Please share your thoughts below.   

13 comments:

Anonymous said...

This is exciting. Please keep us updated on Mr Louis' venture. Looking forward to dining in his Magnolia Room concept.

Anonymous said...

I did not frequent S&S as much as some others but I could always expect a wonderful meal, good prices,and friendly smiles. I am glad there is a plan in place to save the employees' jobs. I hope it become more than a dream. Good luck!

Ham said...

Well, while I’ll still miss the S&S I can’t say this is bad news and it seems like a good deal for the employees if it all works out. It also adds a little bit to the mini-renaissance that Tucker is going through right now with the improvements on Main Street, several new or renovated restaurants and of course Cityhood.

Now, the $100,000 question exactly how do they and Matthews co-exist. Different groups of customers? Maybe. Most likely many of the same patrons, but hey who eats at the same place every day? I know S&S once owned Sunday, but Matthews new Sunday service seems to be pretty popular. Also, keep in mind a new major upscale retirement community is opening behind Starbucks, so while I hate to stereotype I suspect it may bring more customers for everyone.

Anonymous said...

Perhaps Mr. Louis could consult with a nutritionist a little bit to improve the offerings. Waay too salty food does his customers no good.

KER said...

Here's the only concern I see with this plan, the timing aspect. I know lots of people are excited and vow to visit a new location, but the fact is, if it takes too long for this to open, people will eventually go somewhere else and it will be hard to get them back. Best of luck to him on the new venture, I hope it works out!

Frank Nance said...

As a resident of Tucker for many years, I've seen good and great restaurants come and go. Aldo's was a great Italian restaurant, and they're gone. The Golden Dolphin looked great, but poor quality of food , poor management, bad service and bad hushpuppies gave them a bad rap, and others gone for some of the same reasons.
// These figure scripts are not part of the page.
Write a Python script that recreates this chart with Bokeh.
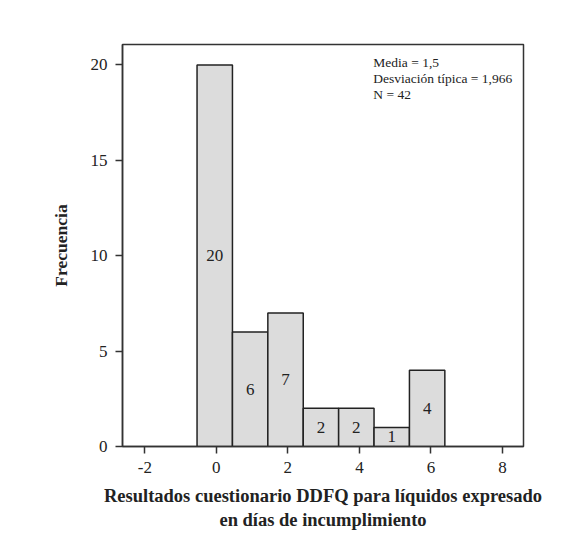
from bokeh.plotting import figure
from bokeh.models import Range1d, FixedTicker, ColumnDataSource, Label
from bokeh.core.properties import value
from bokeh.embed import file_html
from bokeh.resources import INLINE

# ---- data ----
bin_edges = [-0.54, 0.45, 1.44, 2.43, 3.42, 4.41, 5.40, 6.39]
counts = [20, 6, 7, 2, 2, 1, 4]
x_ticks = [-2, 0, 2, 4, 6, 8]
y_ticks = [0, 5, 10, 15, 20]
stats_lines = ["Media = 1,5", "Desviación típica = 1,966", "N = 42"]
x_title = "Resultados cuestionario DDFQ para líquidos expresado\nen días de incumplimiento"
y_title = "Frecuencia"

FONT = "Liberation Serif"
DARK = "#333333"

W, H = 578, 554
ML, MR, MT, MB = 122, 55, 44, 108
X0, X1, Y0, Y1 = -2.625, 8.59, 0.0, 21.07

p = figure(width=W, height=H,
           x_range=Range1d(X0, X1), y_range=Range1d(Y0, Y1),
           output_backend="svg", toolbar_location=None,
           min_border_left=ML, min_border_right=MR,
           min_border_top=MT, min_border_bottom=MB)

p.xgrid.visible = False
p.ygrid.visible = False
p.outline_line_color = DARK
p.outline_line_width = 1.5
p.background_fill_color = "white"
p.border_fill_color = "white"

# outer page frame drawn as a padded, empty label box whose top-left
# corner sits at canvas pixel (11, 13); right/bottom edges fall off-canvas
PAD = 600
sx = (W - ML - MR) / (X1 - X0)
sy = (H - MT - MB) / (Y1 - Y0)
anchor_x = X0 + (11 + PAD - ML) / sx
anchor_y = Y0 - (13 + PAD - (H - MB)) / sy
p.add_layout(Label(x=anchor_x, y=anchor_y, text=" ", text_align="left",
                   text_baseline="top", text_font_size="1px",
                   padding=PAD, border_line_color=DARK, border_line_width=2,
                   background_fill_color=None))

src = ColumnDataSource(dict(
    left=bin_edges[:-1], right=bin_edges[1:], top=counts,
    xc=[(a + b) / 2 for a, b in zip(bin_edges[:-1], bin_edges[1:])],
    ym=[c / 2 for c in counts], lab=[str(c) for c in counts]))

p.quad(left="left", right="right", bottom=0, top="top", source=src,
       fill_color="#dcdcdc", line_color="#222222", line_width=1.5)
p.text(x="xc", y="ym", text="lab", source=src, text_align="center",
       text_baseline="middle", text_font=value(FONT), text_font_size="17px",
       text_color="#222222")

# statistics box text
p.text(x=[4.39] * len(stats_lines),
       y=[20.14 - i * 0.835 for i in range(len(stats_lines))],
       text=stats_lines, text_align="left", text_baseline="middle",
       text_font=value(FONT), text_font_size="13.5px", text_color="#222222")

for ax, ticks in ((p.xaxis[0], x_ticks), (p.yaxis[0], y_ticks)):
    ax.ticker = FixedTicker(ticks=ticks)
    ax.major_label_overrides = {t: str(t) for t in ticks}
    ax.minor_tick_line_color = None
    ax.major_tick_in = 0
    ax.major_tick_out = 7
    ax.major_tick_line_color = DARK
    ax.major_tick_line_width = 1.5
    ax.axis_line_color = DARK
    ax.axis_line_width = 1.5
    ax.major_label_text_font = FONT
    ax.major_label_text_font_size = "17px"
    ax.major_label_text_color = "#222222"
    ax.major_label_standoff = 8
    ax.axis_label_text_font = FONT
    ax.axis_label_text_font_style = "bold"
    ax.axis_label_text_color = "#222222"

p.xaxis[0].axis_label = x_title
p.yaxis[0].axis_label = y_title
p.xaxis[0].axis_label_text_font_size = "18.5px"
p.yaxis[0].axis_label_text_font_size = "17.5px"
p.xaxis[0].axis_label_standoff = 10
p.yaxis[0].axis_label_standoff = 17

open("out.html", "w").write(file_html(p, INLINE))
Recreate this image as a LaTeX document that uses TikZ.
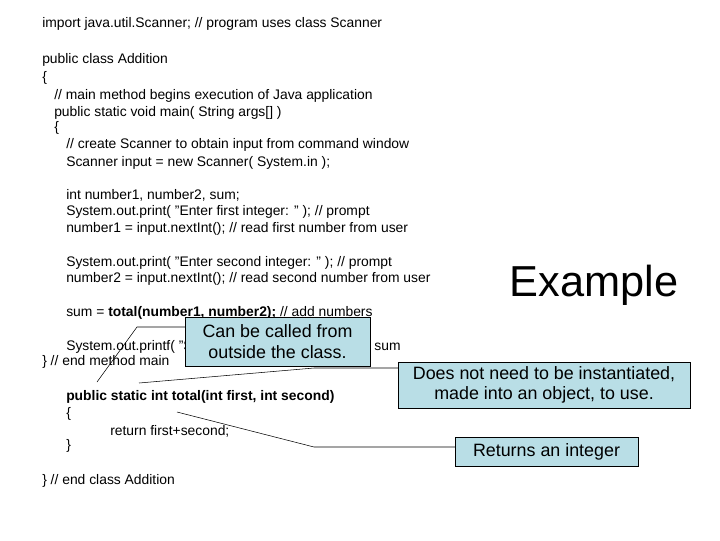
\documentclass[tikz,border=0pt]{standalone}
\usepackage{fontspec}
\setmainfont{Liberation Sans}
\begin{document}
\begin{tikzpicture}
    [x=0.75pt, y=-0.75pt,
     code/.style={anchor=west, inner sep=0pt, font=\fontsize{10.4}{12}\selectfont},
     callout/.style={draw=black, align=center, inner sep=1pt, font=\fontsize{13.4}{15.2}\selectfont},
     lnk/.style={draw=black, thin},
    ]
    \useasboundingbox (0,0) rectangle (720,540);
    \definecolor{calloutblue}{RGB}{185,222,230}

    % code listing
    \node[code] (l1) at (42,24) {import java.util.Scanner; // program uses class Scanner};
    \node[code] (l2) at (42,60) {public class Addition};
    \node[code] (l3) at (42,78) {\{};
    \node[code] (l4) at (54,96) {// main method begins execution of Java application};
    \node[code] (l5) at (54,113) {public static void main( String args[] )};
    \node[code] (l6) at (54,128) {\{};
    \node[code] (l7) at (66,145) {// create Scanner to obtain input from command window};
    \node[code] (l8) at (66,163) {Scanner input = new Scanner( System.in );};
    \node[code] (l9) at (66,195) {int number1, number2, sum;};
    \node[code] (l10) at (66,212) {System.out.print( "Enter first integer: " ); // prompt};
    \node[code] (l11) at (66,229) {number1 = input.nextInt(); // read first number from user};
    \node[code] (l12) at (66,263) {System.out.print( "Enter second integer: " ); // prompt};
    \node[code] (l13) at (66,279) {number2 = input.nextInt(); // read second number from user};
    \node[code] (l14) at (66,313) {sum = \textbf{total(number1, number2);} // add numbers};
    \node[code] (l15) at (66,347) {System.out.printf( "Sum is \%d\textbackslash n", sum ); // display sum};
    \node[code] (l16) at (42,362) {\} // end method main};
    \node[code] (l17) at (66,397) {\textbf{public static int total(int first, int second)}};
    \node[code] (l18) at (66,414) {\{};
    \node[code] (l19) at (110,431) {return first+second;};
    \node[code] (l20) at (66,446) {\}};
    \node[code] (l21) at (42,481) {\} // end class Addition};

    % title
    \node[anchor=center, inner sep=0pt, font=\fontsize{32.5}{36}\selectfont] (example) at (594,285) {Example};

    % callouts
    \coordinate (c1a) at (137,327);
    \coordinate (c1b) at (97,382);
    \coordinate (c2a) at (314,368);
    \coordinate (c2b) at (139,383);
    \coordinate (c3a) at (314,447);
    \coordinate (c3b) at (177,412);

    \draw[lnk] (185,327) -- (c1a) -- (c1b);
    \draw[lnk] (398,368) -- (c2a) -- (c2b);
    \draw[lnk] (455,447) -- (c3a) -- (c3b);

    \node[callout, fill=calloutblue, minimum width=139pt, minimum height=36.5pt] (static) at (277.5,341.5)
        {Can be called from\\outside the class.};
    \node[callout, fill=calloutblue, minimum width=219pt, minimum height=34.5pt] (instance) at (544,385)
        {Does not need to be instantiated,\\made into an object, to use.};
    \node[callout, fill=calloutblue, minimum width=137pt, minimum height=22pt] (returns) at (546.5,452)
        {Returns an integer};
\end{tikzpicture}
\end{document}
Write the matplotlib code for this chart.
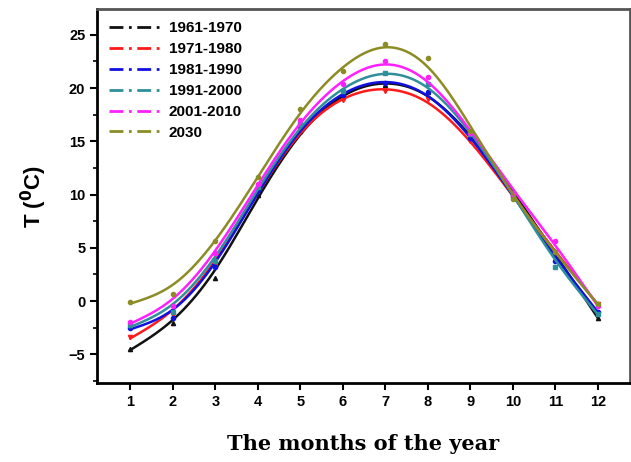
import numpy as np
import matplotlib
matplotlib.use('Agg')
import matplotlib.pyplot as plt
from matplotlib.lines import Line2D


months = [1, 2, 3, 4, 5, 6, 7, 8, 9, 10, 11, 12]

labels = ['1961-1970', '1971-1980', '1981-1990', '1991-2000', '2001-2010', '2030']

t_1961 = [-4.5, -2.1, 2.2, 10.0, 16.0, 19.2, 20.3, 19.6, 15.4, 10.2, 4.3, -1.6]
t_1971 = [-3.4, -1.3, 3.3, 10.3, 16.2, 18.9, 19.7, 19.0, 15.0, 9.6, 4.6, -0.3]
t_1981 = [-2.5, -1.6, 3.2, 10.4, 16.4, 19.3, 20.5, 19.6, 15.3, 9.9, 3.8, -1.0]
t_1991 = [-2.3, -1.0, 3.8, 10.7, 16.6, 19.7, 21.4, 20.4, 15.7, 10.1, 3.2, -1.2]
t_2001 = [-2.0, -0.5, 4.5, 11.0, 17.0, 20.4, 22.5, 21.0, 15.8, 10.0, 5.6, -0.5]
t_2030 = [-0.1, 0.7, 5.6, 11.6, 18.0, 21.6, 24.1, 22.8, 16.0, 9.6, 4.6, -0.3]

series = [t_1961, t_1971, t_1981, t_1991, t_2001, t_2030]
colors = ['#111111', '#ff1a1a', '#1010e0', '#2f8f9a', '#ff20ff', '#8c8c26']
mkstyle = ['^', 'v', 'o', 's', 'o', 'o']


def smooth(x, y, lam=1500.0, sub=20):
    # penalised smoothing curve on a fine grid (only for drawing the line)
    x = np.asarray(x, float)
    n = (len(x) - 1) * sub + 1
    xs = np.linspace(x[0], x[-1], n)
    w = np.zeros(n)
    z = np.zeros(n)
    w[::sub] = 1.0
    w[0] = w[-1] = 4.0
    z[::sub] = y
    D = np.diff(np.eye(n), 2, axis=0)
    f = np.linalg.solve(np.diag(w) + lam * D.T @ D, w * z)
    return xs, f


plt.rcParams['font.family'] = 'Liberation Sans'
plt.rcParams['font.weight'] = 'bold'

fig = plt.figure(figsize=(6.31, 4.62), dpi=100)
ax = fig.add_axes([0.154, 0.171, 0.844, 0.809])

for y, c, mk in zip(series, colors, mkstyle):
    xs, ys = smooth(months, y)
    ax.plot(xs, ys, color=c, linewidth=1.8)
    ax.plot(months, y, linestyle='None', marker=mk, color=c, markersize=3)

handles = [Line2D([0], [0], color=c, linewidth=2, linestyle=(0, (5, 2, 1, 2))) for c in colors]
ax.legend(handles, labels, loc='upper left', frameon=False, handlelength=3.6,
          labelspacing=0.45, borderaxespad=0.4, handletextpad=0.3,
          prop={'family': 'Liberation Sans', 'weight': 'bold', 'size': 11})

ax.set_xlim(0.22, 12.75)
ax.set_ylim(-7.7, 27.4)
ax.set_xticks(months)
ax.set_yticks([-5, 0, 5, 10, 15, 20, 25])
ax.set_yticks(np.arange(-7.5, 27.5, 2.5), minor=True)
ax.tick_params(axis='both', direction='out', width=1.5, length=5, labelsize=10.5)
ax.tick_params(axis='y', which='minor', direction='out', width=1.2, length=3)
for lab in ax.get_xticklabels() + ax.get_yticklabels():
    lab.set_fontweight('bold')
for s in ['left', 'bottom']:
    ax.spines[s].set_linewidth(2)
for s in ['top', 'right']:
    ax.spines[s].set_linewidth(2)
    ax.spines[s].set_color('#555555')

ax.set_ylabel(r'T ($^{\mathbf{0}}$C)', fontsize=16, fontweight='bold', labelpad=14)
ax.set_xlabel('The months of the year', fontsize=15, fontweight='bold',
              family='DejaVu Serif', labelpad=18)

fig.savefig('out.png', dpi=100)
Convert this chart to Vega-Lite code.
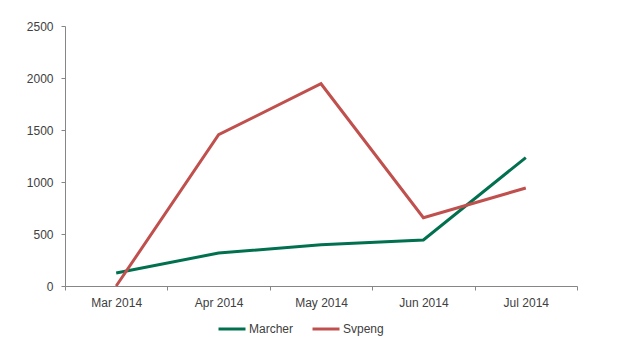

Matthews is a landmark in Tucker, so they are going to survive no matter the competition. I welcome the Magnolia Room, and if it is managed well, and the food served properly, they will become a favorite Southern Cooking restaurant. Good luck, and I will be supporting you in every way I can, through social media, and via our website: www.tuckeryellowpages.com , that has a very comprehensive selection of the best restaurants in and around Tucker. Keep us posted. Thanks. Frank

Anonymous said...

I'm kind of skeptical that the Magnolia Room will ever get off the ground, but I hope I'm wrong. The timeframe seems rather aggressive, the current manager is moving and staying with S&S, probably half (or more) of the employees will have moved on to something else.

I wonder if they considered moving to some location in Northlake Festival?? Seems like there should be some vacant and cheap space over there. IMO, NF would be a much better location.

~mindspringyahoo

Anonymous said...

Anonymous Anonymous said... Perhaps Mr. Louis could consult with a nutritionist a little bit to improve the offerings. Waay too salty food does his customers no good. July 13, 2016 at 10:44 AM
__________________________________________

BLESS YOUR HEART and hush your mouth!

Anonymous said...

Don't forget your can opener Mr. Louis and teach your help to wash their hands

Anonymous said...

Looking forward to lunch at S&S today and was sorry to see it closed. BUT, we are so excited to have them move to Tucker. Matthews won't be competition; both can survive well as the good, sit-down restaurant pickings in Tucker are slim. In fact, if The Magnolia Room finds the chicken salad recipe and offers the original whipped cream pound cake along with comfortable chairs and a decor that reduces noises, it's likely to do extremely well. Time frame does seem aggressive and hope it is achievable even sooner so that the good S&S employees can survive the wait as well as the customers. We are on your side and will be regulars. Please keep your progress in the news like this blog and the Tucker Times.

F&B Guy said...

I'm not clear if Mr. Louis has any prior restaurant experience other than being a patron? Did he open The Mercury? If he has no prior experience owning/running restaurants then this is a huge gamble for him.
The DMARC location is tucked way back in the complex and is not very visible from the main road. Opening here will require significant marketing investment (signage, print media, social media etc.) just to get the word out.
I encourage entrepreneurship, however, knowing what I do about opening and running restaurants, this is going to be a serious challenge. I'll keep an eye out and hope for the best!

Anonymous said...

Do not adjust your menu to "bland" to suit any customer's health including
mine I come to restaurants for the eats but it is up to me
to choose whether I want to indulge or not. Keep the salt and sugar like
it's always been. I will eat at Magnolia sometime and at Matthews sometime.

Anonymous said...

Seems like "Mr Louis" is blaming Nancy Jester and Dekalb Planning for the closing. That's just illogical and borderline idiotic. The only ones to "blame" for the closing is S&S Corporate. They had more than sufficient time to find another location or make other arrangements with the property management company for Embry Hills, they choose to not do this. Their choice to not relocate leads most logical people to the conclusion that there simply is not a business case in the area for this type of restaurant any longer.

I wish them the best of luck, but I personally would never set foot in such an establishment and know many that agree with me. The older generation that is their customer base is dying off, building a business on a dying customer base simply makes no sense.